▸ **STATED TASK**: Copy exactly the lines that run from the top of the listing to the line containing "0.012, 0.0097, 0.0097];", both ends included, and omit the pictures.

▬▬▬▬▬▬▬▬▬▬

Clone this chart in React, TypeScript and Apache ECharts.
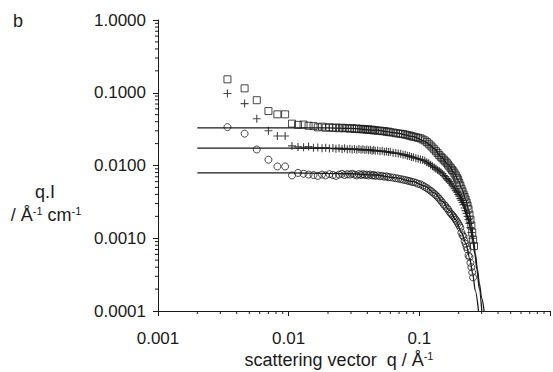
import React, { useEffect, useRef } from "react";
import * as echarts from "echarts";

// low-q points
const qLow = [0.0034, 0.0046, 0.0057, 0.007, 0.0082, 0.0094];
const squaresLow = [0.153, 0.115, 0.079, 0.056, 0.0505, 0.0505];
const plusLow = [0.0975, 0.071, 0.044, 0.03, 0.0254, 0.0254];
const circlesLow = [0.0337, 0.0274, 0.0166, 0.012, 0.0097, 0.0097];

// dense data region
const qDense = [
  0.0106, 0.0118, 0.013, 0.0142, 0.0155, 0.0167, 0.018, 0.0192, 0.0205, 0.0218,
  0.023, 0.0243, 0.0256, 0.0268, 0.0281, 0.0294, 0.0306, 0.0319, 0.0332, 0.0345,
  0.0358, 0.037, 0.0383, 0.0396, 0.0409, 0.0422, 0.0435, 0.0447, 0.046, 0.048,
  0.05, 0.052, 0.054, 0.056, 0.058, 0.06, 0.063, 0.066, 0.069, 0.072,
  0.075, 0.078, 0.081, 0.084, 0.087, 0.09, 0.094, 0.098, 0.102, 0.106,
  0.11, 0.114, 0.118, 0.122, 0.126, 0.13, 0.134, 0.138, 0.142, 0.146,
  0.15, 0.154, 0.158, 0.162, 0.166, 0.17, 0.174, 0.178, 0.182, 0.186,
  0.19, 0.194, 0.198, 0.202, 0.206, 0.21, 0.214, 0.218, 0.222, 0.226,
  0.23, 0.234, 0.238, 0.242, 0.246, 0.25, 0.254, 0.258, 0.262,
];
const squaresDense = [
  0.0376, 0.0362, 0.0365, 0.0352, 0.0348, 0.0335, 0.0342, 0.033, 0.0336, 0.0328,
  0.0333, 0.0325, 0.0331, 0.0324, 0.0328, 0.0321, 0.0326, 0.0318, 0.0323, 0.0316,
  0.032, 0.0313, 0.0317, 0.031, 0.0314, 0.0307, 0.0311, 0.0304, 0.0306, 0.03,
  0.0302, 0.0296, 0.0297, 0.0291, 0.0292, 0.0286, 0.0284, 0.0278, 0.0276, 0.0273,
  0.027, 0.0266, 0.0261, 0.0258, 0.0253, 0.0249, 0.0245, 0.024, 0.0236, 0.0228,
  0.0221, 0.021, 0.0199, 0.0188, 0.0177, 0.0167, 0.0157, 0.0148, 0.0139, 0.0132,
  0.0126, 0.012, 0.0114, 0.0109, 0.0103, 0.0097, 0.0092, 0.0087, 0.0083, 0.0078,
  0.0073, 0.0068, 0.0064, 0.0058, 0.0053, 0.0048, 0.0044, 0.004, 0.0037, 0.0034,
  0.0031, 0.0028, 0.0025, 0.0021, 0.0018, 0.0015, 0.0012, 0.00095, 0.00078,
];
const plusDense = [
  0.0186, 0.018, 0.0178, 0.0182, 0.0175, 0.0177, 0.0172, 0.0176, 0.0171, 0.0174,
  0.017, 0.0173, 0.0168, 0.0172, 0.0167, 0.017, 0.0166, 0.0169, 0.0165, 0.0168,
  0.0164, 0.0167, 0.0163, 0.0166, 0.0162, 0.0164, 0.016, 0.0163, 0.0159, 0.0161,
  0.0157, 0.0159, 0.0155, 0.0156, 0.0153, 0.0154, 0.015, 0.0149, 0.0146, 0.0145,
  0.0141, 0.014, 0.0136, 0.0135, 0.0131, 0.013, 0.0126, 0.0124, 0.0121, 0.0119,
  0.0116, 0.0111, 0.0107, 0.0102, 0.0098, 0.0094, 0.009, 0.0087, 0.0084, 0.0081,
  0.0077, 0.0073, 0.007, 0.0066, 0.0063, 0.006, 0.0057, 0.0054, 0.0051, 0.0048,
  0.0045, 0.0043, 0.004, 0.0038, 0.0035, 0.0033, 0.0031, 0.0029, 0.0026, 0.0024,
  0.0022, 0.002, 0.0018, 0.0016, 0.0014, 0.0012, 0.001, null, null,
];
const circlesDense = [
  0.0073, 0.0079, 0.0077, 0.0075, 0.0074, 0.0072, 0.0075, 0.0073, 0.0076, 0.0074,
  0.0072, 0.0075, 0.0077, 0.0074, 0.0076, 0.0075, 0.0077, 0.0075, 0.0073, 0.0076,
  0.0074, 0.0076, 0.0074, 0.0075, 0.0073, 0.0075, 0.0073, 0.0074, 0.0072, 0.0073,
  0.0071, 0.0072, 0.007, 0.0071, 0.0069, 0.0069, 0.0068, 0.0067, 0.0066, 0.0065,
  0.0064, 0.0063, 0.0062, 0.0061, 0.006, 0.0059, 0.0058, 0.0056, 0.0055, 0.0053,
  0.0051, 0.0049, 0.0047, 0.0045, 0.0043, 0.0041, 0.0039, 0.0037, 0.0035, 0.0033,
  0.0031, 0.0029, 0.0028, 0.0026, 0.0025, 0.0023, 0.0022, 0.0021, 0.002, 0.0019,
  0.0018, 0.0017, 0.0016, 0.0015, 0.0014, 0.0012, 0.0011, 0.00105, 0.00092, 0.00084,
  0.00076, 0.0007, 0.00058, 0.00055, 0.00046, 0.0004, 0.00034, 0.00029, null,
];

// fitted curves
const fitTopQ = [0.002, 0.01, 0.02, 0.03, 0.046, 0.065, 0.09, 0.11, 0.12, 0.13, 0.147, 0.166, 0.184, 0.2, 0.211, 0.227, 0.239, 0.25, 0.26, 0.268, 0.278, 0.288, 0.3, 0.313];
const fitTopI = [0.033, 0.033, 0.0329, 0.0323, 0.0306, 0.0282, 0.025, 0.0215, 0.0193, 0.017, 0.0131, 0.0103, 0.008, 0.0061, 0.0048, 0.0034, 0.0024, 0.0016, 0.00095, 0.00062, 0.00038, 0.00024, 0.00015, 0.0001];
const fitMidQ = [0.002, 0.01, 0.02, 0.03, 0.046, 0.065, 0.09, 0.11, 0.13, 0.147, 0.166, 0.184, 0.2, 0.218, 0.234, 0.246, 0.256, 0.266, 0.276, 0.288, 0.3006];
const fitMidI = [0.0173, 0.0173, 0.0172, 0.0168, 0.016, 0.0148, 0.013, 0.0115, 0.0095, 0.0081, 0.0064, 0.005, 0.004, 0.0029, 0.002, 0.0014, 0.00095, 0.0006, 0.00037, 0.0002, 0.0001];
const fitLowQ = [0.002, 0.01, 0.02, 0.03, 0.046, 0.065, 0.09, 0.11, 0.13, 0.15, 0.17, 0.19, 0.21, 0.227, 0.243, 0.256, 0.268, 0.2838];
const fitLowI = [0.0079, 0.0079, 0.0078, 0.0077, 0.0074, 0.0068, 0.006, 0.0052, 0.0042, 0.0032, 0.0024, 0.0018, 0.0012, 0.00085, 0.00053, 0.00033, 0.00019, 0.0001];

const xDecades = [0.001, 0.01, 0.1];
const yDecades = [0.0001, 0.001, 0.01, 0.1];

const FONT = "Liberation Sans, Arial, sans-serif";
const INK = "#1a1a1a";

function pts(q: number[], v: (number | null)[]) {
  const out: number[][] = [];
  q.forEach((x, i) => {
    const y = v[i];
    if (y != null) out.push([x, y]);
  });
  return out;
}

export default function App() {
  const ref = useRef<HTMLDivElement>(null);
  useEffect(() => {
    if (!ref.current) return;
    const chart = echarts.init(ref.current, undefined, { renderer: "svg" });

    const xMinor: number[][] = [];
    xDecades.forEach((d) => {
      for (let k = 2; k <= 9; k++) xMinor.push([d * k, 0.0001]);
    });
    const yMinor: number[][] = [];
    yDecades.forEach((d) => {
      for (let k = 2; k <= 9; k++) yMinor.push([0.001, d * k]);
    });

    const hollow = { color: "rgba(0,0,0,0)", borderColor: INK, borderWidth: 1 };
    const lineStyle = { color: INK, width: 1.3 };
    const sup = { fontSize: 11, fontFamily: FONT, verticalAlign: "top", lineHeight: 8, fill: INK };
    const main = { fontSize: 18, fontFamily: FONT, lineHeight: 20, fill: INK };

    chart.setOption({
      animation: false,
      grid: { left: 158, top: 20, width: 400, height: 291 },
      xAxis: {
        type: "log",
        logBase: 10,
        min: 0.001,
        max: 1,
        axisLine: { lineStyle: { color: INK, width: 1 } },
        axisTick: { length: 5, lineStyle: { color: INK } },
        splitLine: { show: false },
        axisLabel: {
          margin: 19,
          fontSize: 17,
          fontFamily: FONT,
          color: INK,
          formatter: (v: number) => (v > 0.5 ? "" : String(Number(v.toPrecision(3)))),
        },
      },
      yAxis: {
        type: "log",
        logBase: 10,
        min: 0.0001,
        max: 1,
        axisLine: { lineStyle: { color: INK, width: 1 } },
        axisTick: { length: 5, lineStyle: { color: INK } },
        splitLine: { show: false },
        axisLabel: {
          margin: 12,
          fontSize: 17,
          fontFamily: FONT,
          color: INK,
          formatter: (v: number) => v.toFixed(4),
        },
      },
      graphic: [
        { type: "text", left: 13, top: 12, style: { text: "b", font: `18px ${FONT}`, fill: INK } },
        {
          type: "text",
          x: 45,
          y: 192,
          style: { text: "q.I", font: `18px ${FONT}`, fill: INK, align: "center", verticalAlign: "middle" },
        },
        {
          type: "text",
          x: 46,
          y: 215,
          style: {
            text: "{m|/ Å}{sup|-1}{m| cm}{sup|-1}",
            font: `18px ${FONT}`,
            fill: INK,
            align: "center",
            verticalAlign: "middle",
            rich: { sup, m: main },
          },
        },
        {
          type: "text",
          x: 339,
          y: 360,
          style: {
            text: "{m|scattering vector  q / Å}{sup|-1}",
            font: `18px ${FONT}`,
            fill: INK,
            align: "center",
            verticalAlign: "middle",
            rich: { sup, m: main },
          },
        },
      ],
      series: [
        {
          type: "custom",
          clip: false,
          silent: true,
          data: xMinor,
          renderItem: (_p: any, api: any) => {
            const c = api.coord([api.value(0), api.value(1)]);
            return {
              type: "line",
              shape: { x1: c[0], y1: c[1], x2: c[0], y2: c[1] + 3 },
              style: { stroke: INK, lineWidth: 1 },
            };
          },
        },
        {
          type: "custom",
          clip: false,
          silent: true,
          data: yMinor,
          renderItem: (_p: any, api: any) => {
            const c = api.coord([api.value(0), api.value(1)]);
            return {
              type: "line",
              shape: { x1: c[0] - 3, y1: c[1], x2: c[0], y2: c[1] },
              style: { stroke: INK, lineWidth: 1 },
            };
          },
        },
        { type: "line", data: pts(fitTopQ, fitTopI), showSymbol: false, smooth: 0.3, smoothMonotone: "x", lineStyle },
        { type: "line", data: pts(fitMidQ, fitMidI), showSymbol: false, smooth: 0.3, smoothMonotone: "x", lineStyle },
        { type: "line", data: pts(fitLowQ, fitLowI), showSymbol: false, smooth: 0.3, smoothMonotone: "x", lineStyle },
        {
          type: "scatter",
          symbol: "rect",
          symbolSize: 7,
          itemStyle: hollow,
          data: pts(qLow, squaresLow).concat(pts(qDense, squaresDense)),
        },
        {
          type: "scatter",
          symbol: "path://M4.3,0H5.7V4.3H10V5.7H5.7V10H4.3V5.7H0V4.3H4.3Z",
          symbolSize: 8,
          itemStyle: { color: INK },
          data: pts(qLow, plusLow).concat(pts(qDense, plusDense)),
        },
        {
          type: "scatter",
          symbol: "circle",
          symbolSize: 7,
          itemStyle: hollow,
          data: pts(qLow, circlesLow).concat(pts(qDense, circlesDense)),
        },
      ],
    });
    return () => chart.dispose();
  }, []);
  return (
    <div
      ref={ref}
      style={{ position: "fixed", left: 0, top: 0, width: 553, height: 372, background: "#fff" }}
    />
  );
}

▬▬▬▬▬▬▬▬▬▬

▸ **SOLUTION TO THE EXERCISE**:
Clone this chart in React, TypeScript and Apache ECharts.
import React, { useEffect, useRef } from "react";
import * as echarts from "echarts";

// low-q points
const qLow = [0.0034, 0.0046, 0.0057, 0.007, 0.0082, 0.0094];
const squaresLow = [0.153, 0.115, 0.079, 0.056, 0.0505, 0.0505];
const plusLow = [0.0975, 0.071, 0.044, 0.03, 0.0254, 0.0254];
const circlesLow = [0.0337, 0.0274, 0.0166, 0.012, 0.0097, 0.0097];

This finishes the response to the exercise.